**What is required:** Repeat every line of the listing below exactly, minus the pictures.

--- Begin ---

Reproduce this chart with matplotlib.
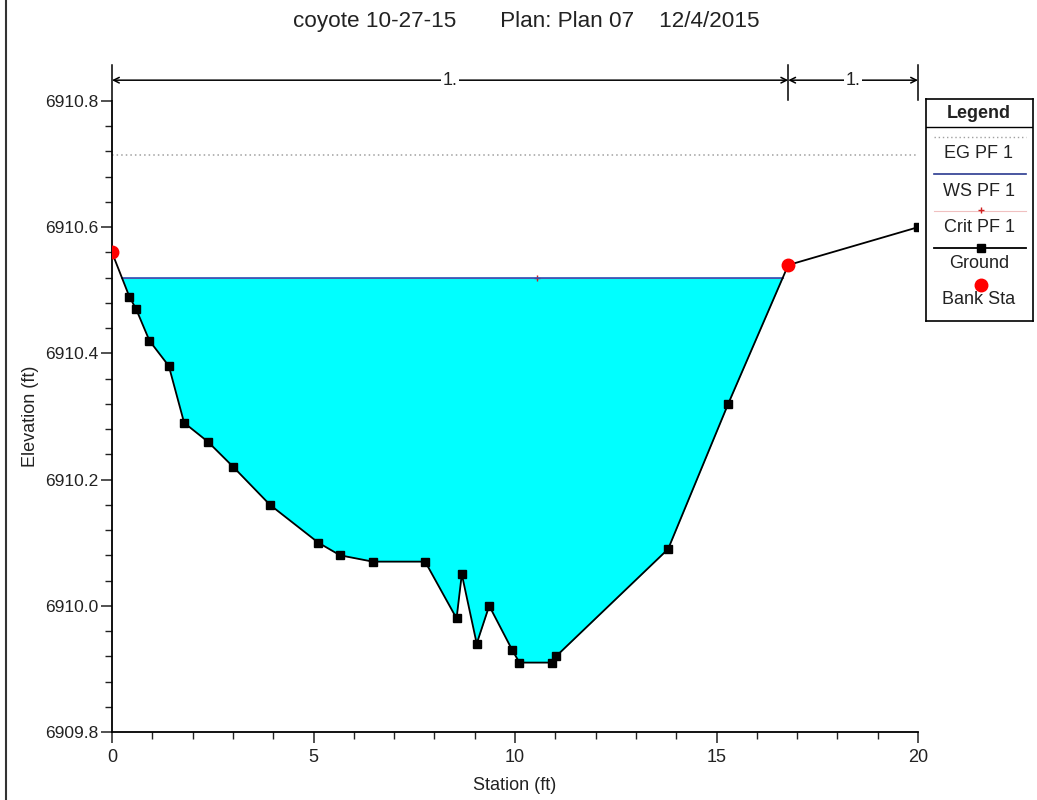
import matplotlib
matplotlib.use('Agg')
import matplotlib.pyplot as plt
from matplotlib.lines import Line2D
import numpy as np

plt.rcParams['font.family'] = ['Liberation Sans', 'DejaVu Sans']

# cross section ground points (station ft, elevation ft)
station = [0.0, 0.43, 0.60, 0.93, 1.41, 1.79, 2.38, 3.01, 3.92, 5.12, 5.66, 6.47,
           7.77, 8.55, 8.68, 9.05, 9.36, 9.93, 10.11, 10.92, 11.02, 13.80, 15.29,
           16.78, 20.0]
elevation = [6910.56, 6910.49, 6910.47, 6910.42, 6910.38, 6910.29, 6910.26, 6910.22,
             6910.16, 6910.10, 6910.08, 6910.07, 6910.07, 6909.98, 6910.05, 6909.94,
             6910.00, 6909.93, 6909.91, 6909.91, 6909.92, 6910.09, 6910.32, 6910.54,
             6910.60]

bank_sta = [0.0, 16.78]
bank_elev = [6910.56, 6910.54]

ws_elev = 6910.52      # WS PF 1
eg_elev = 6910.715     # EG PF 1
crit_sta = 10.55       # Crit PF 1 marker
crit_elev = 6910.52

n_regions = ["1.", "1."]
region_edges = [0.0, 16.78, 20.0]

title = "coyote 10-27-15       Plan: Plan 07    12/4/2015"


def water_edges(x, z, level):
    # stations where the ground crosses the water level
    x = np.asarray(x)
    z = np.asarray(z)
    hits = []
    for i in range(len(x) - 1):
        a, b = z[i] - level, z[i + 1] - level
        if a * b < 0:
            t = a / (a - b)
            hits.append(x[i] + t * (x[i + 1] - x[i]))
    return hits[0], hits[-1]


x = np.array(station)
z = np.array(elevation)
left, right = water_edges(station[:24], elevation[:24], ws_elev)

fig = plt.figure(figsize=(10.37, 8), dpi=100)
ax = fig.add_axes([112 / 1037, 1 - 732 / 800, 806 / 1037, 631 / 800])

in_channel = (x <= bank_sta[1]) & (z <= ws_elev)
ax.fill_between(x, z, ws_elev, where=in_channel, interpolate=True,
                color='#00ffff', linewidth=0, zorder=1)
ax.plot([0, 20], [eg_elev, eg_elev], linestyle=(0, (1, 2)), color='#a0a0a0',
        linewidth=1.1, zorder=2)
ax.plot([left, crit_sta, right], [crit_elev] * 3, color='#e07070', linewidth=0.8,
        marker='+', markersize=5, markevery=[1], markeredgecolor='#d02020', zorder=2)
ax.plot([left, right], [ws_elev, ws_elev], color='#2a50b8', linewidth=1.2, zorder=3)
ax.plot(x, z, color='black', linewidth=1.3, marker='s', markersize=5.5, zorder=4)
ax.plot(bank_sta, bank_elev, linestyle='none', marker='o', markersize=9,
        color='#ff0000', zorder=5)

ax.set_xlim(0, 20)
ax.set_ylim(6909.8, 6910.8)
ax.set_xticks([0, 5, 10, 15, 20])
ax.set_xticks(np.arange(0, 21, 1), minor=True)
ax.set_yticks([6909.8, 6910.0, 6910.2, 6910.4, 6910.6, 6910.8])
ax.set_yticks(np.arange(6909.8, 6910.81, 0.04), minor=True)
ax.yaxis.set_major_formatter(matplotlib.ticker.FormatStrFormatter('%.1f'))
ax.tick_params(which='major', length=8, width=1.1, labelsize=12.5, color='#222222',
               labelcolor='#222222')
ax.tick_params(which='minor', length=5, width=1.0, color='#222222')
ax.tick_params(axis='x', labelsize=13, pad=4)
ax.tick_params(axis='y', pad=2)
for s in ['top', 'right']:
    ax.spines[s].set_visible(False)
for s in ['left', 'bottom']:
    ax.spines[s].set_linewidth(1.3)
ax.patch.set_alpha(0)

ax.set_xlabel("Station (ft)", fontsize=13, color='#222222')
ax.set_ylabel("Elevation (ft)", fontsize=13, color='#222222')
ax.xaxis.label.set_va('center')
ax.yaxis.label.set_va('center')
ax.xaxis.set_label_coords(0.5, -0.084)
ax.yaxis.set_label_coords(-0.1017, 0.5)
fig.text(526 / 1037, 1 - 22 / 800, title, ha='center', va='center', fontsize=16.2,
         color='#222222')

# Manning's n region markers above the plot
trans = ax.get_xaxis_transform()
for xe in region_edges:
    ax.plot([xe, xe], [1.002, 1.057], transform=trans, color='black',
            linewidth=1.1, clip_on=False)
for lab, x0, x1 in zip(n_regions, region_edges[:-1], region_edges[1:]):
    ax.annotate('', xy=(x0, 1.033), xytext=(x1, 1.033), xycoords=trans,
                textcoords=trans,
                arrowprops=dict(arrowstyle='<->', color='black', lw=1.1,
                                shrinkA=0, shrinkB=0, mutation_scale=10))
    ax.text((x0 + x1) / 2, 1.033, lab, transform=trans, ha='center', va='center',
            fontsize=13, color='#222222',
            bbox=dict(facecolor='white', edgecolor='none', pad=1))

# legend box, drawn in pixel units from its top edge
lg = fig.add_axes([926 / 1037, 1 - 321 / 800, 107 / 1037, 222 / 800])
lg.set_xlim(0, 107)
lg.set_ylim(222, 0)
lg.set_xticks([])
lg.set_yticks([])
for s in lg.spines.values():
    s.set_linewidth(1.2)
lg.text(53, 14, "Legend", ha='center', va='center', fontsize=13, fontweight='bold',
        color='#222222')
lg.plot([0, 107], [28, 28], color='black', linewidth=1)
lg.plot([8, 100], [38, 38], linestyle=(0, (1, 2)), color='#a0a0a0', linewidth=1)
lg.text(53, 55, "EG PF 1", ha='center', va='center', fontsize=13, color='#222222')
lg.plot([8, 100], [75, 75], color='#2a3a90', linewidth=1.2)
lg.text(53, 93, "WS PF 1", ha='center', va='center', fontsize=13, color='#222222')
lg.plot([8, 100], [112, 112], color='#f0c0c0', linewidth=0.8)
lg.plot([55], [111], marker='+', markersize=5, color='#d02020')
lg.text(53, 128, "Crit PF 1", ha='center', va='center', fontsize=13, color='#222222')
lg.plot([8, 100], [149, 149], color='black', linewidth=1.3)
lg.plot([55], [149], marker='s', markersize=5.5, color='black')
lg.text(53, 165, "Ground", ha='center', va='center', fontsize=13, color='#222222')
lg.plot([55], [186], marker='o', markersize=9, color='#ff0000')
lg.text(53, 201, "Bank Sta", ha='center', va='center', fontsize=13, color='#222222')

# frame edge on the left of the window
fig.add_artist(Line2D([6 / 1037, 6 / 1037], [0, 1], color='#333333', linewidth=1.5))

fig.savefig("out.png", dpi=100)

--- End ---

**Exercise output:**
Reproduce this chart with matplotlib.
import matplotlib
matplotlib.use('Agg')
import matplotlib.pyplot as plt
from matplotlib.lines import Line2D
import numpy as np

plt.rcParams['font.family'] = ['Liberation Sans', 'DejaVu Sans']

# cross section ground points (station ft, elevation ft)
station = [0.0, 0.43, 0.60, 0.93, 1.41, 1.79, 2.38, 3.01, 3.92, 5.12, 5.66, 6.47,
           7.77, 8.55, 8.68, 9.05, 9.36, 9.93, 10.11, 10.92, 11.02, 13.80, 15.29,
           16.78, 20.0]
elevation = [6910.56, 6910.49, 6910.47, 6910.42, 6910.38, 6910.29, 6910.26, 6910.22,
             6910.16, 6910.10, 6910.08, 6910.07, 6910.07, 6909.98, 6910.05, 6909.94,
             6910.00, 6909.93, 6909.91, 6909.91, 6909.92, 6910.09, 6910.32, 6910.54,
             6910.60]

bank_sta = [0.0, 16.78]
bank_elev = [6910.56, 6910.54]

ws_elev = 6910.52      # WS PF 1
eg_elev = 6910.715     # EG PF 1
crit_sta = 10.55       # Crit PF 1 marker
crit_elev = 6910.52

n_regions = ["1.", "1."]
region_edges = [0.0, 16.78, 20.0]

title = "coyote 10-27-15       Plan: Plan 07    12/4/2015"


def water_edges(x, z, level):
    # stations where the ground crosses the water level
    x = np.asarray(x)
    z = np.asarray(z)
    hits = []
    for i in range(len(x) - 1):
        a, b = z[i] - level, z[i + 1] - level
        if a * b < 0:
            t = a / (a - b)
            hits.append(x[i] + t * (x[i + 1] - x[i]))
    return hits[0], hits[-1]


x = np.array(station)
z = np.array(elevation)
left, right = water_edges(station[:24], elevation[:24], ws_elev)

fig = plt.figure(figsize=(10.37, 8), dpi=100)
ax = fig.add_axes([112 / 1037, 1 - 732 / 800, 806 / 1037, 631 / 800])

in_channel = (x <= bank_sta[1]) & (z <= ws_elev)
ax.fill_between(x, z, ws_elev, where=in_channel, interpolate=True,
                color='#00ffff', linewidth=0, zorder=1)
ax.plot([0, 20], [eg_elev, eg_elev], linestyle=(0, (1, 2)), color='#a0a0a0',
        linewidth=1.1, zorder=2)
ax.plot([left, crit_sta, right], [crit_elev] * 3, color='#e07070', linewidth=0.8,
        marker='+', markersize=5, markevery=[1], markeredgecolor='#d02020', zorder=2)
ax.plot([left, right], [ws_elev, ws_elev], color='#2a50b8', linewidth=1.2, zorder=3)
ax.plot(x, z, color='black', linewidth=1.3, marker='s', markersize=5.5, zorder=4)
ax.plot(bank_sta, bank_elev, linestyle='none', marker='o', markersize=9,
        color='#ff0000', zorder=5)

ax.set_xlim(0, 20)
ax.set_ylim(6909.8, 6910.8)
ax.set_xticks([0, 5, 10, 15, 20])
ax.set_xticks(np.arange(0, 21, 1), minor=True)
ax.set_yticks([6909.8, 6910.0, 6910.2, 6910.4, 6910.6, 6910.8])
ax.set_yticks(np.arange(6909.8, 6910.81, 0.04), minor=True)
ax.yaxis.set_major_formatter(matplotlib.ticker.FormatStrFormatter('%.1f'))
ax.tick_params(which='major', length=8, width=1.1, labelsize=12.5, color='#222222',
               labelcolor='#222222')
ax.tick_params(which='minor', length=5, width=1.0, color='#222222')
ax.tick_params(axis='x', labelsize=13, pad=4)
ax.tick_params(axis='y', pad=2)
for s in ['top', 'right']:
    ax.spines[s].set_visible(False)
for s in ['left', 'bottom']:
    ax.spines[s].set_linewidth(1.3)
ax.patch.set_alpha(0)

ax.set_xlabel("Station (ft)", fontsize=13, color='#222222')
ax.set_ylabel("Elevation (ft)", fontsize=13, color='#222222')
ax.xaxis.label.set_va('center')
ax.yaxis.label.set_va('center')
ax.xaxis.set_label_coords(0.5, -0.084)
ax.yaxis.set_label_coords(-0.1017, 0.5)
fig.text(526 / 1037, 1 - 22 / 800, title, ha='center', va='center', fontsize=16.2,
         color='#222222')

# Manning's n region markers above the plot
trans = ax.get_xaxis_transform()
for xe in region_edges:
    ax.plot([xe, xe], [1.002, 1.057], transform=trans, color='black',
            linewidth=1.1, clip_on=False)
for lab, x0, x1 in zip(n_regions, region_edges[:-1], region_edges[1:]):
    ax.annotate('', xy=(x0, 1.033), xytext=(x1, 1.033), xycoords=trans,
                textcoords=trans,
                arrowprops=dict(arrowstyle='<->', color='black', lw=1.1,
                                shrinkA=0, shrinkB=0, mutation_scale=10))
    ax.text((x0 + x1) / 2, 1.033, lab, transform=trans, ha='center', va='center',
            fontsize=13, color='#222222',
            bbox=dict(facecolor='white', edgecolor='none', pad=1))

# legend box, drawn in pixel units from its top edge
lg = fig.add_axes([926 / 1037, 1 - 321 / 800, 107 / 1037, 222 / 800])
lg.set_xlim(0, 107)
lg.set_ylim(222, 0)
lg.set_xticks([])
lg.set_yticks([])
for s in lg.spines.values():
    s.set_linewidth(1.2)
lg.text(53, 14, "Legend", ha='center', va='center', fontsize=13, fontweight='bold',
        color='#222222')
lg.plot([0, 107], [28, 28], color='black', linewidth=1)
lg.plot([8, 100], [38, 38], linestyle=(0, (1, 2)), color='#a0a0a0', linewidth=1)
lg.text(53, 55, "EG PF 1", ha='center', va='center', fontsize=13, color='#222222')
lg.plot([8, 100], [75, 75], color='#2a3a90', linewidth=1.2)
lg.text(53, 93, "WS PF 1", ha='center', va='center', fontsize=13, color='#222222')
lg.plot([8, 100], [112, 112], color='#f0c0c0', linewidth=0.8)
lg.plot([55], [111], marker='+', markersize=5, color='#d02020')
lg.text(53, 128, "Crit PF 1", ha='center', va='center', fontsize=13, color='#222222')
lg.plot([8, 100], [149, 149], color='black', linewidth=1.3)
lg.plot([55], [149], marker='s', markersize=5.5, color='black')
lg.text(53, 165, "Ground", ha='center', va='center', fontsize=13, color='#222222')
lg.plot([55], [186], marker='o', markersize=9, color='#ff0000')
lg.text(53, 201, "Bank Sta", ha='center', va='center', fontsize=13, color='#222222')

# frame edge on the left of the window
fig.add_artist(Line2D([6 / 1037, 6 / 1037], [0, 1], color='#333333', linewidth=1.5))

fig.savefig("out.png", dpi=100)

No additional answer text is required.